Desperate situations require desperate remedies

Desperate situations require desperate remedies A scene from Cecil B. De Mille’s epic movie The Ten Commandments.

The recent closure of Cineworld provided proof, not that it was needed, that the film industry is on its knees today. But it’s an ill wind that blows nobody good. Online companies have made a killing, as I said a fortnight ago in this page,  due to the large numbers of people watching films from home  rather than venturing out to the multiplexes to do so.

Criterion Films have released a Blu-Ray version of Cecil B. De Mille’s The Ten Commandments that enhances its epic credentials. It’s available on Amazon. People criticise De Mille for wanting to serve both God and Mammon.  They have a point. He got away with murder with the censors by the ‘morals’ he tacked on to his often lurid works, but here he was at his best.

Having said that, I’ve never been  ‘into’  Blu Ray.  Whenever a technological development comes along we’re expected to jump up and down with excitement. When the dust settles we often wonder if the old system was just as good if not better. Remember when they told us we hadn’t lived until we bought a CD? So we threw out all our vinylss (I did anyway). Now vinyl is back…what was all the fuss about?

Cancellations

2019 was Hollywood’s most lucrative year in box office history. This year it’s lost over $20 billion – and counting. Cancellations, deferrals, re-schedulings, downsizing – these are all part of the famous ‘new normal’ we hear so much about. People do what they have to in order to survive. Often it’s not half a loaf or even a quarter. It’s frugality with a capital ‘F’.

Some film companies are playing brinkmanship with supply and demand. It’s often a case of ‘the hungry sheep looked up and are not fed.’  We’re expected to put up with it because we have no option. Who expects perfection at a time of such deprivation? Don’t give in to this.

Disney has rushed some of its films into production before the customary gestation period has elapsed. In recent months I’ve flagged releases on Netflix and other streaming platforms like The Faith Channel.
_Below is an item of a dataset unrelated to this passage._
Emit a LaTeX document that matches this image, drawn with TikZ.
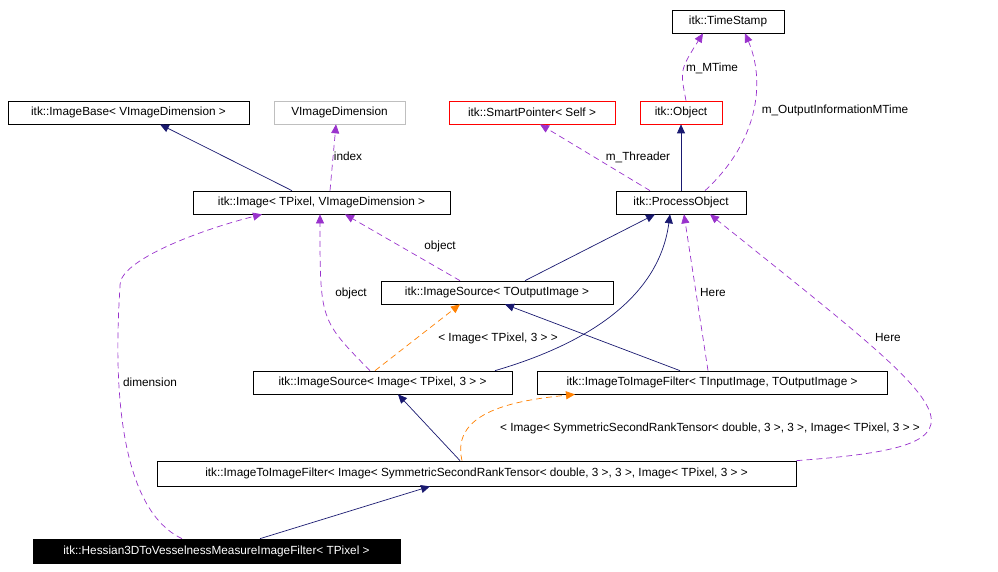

In the late 40s, the ‘eternal rectangle’ (i.e. television) threatened to spell the end of cinemas. They rose to the challenge by doing things television couldn’t, i.e. visual splendour. Megabucks blockbuster releases ensued. Now a new two-headed hydra has made its appearance: VOD (video on demand).

Remakes are another attempt to cater for a starved market. Rebecca is a modern day re-working of the Daphne Du Maurier classic. It has Lily James and, more interestingly, Kristin Scott Thomas as the eerie Mrs Danvers.

If you have access to the Irish Film Institute Player you can see The GAA Connection. This has a wide-ranging number of matches played from the 1940s to the 1970s.

Some of them were set in motion by Catholic archbishops, a wide-ranging practice of the time.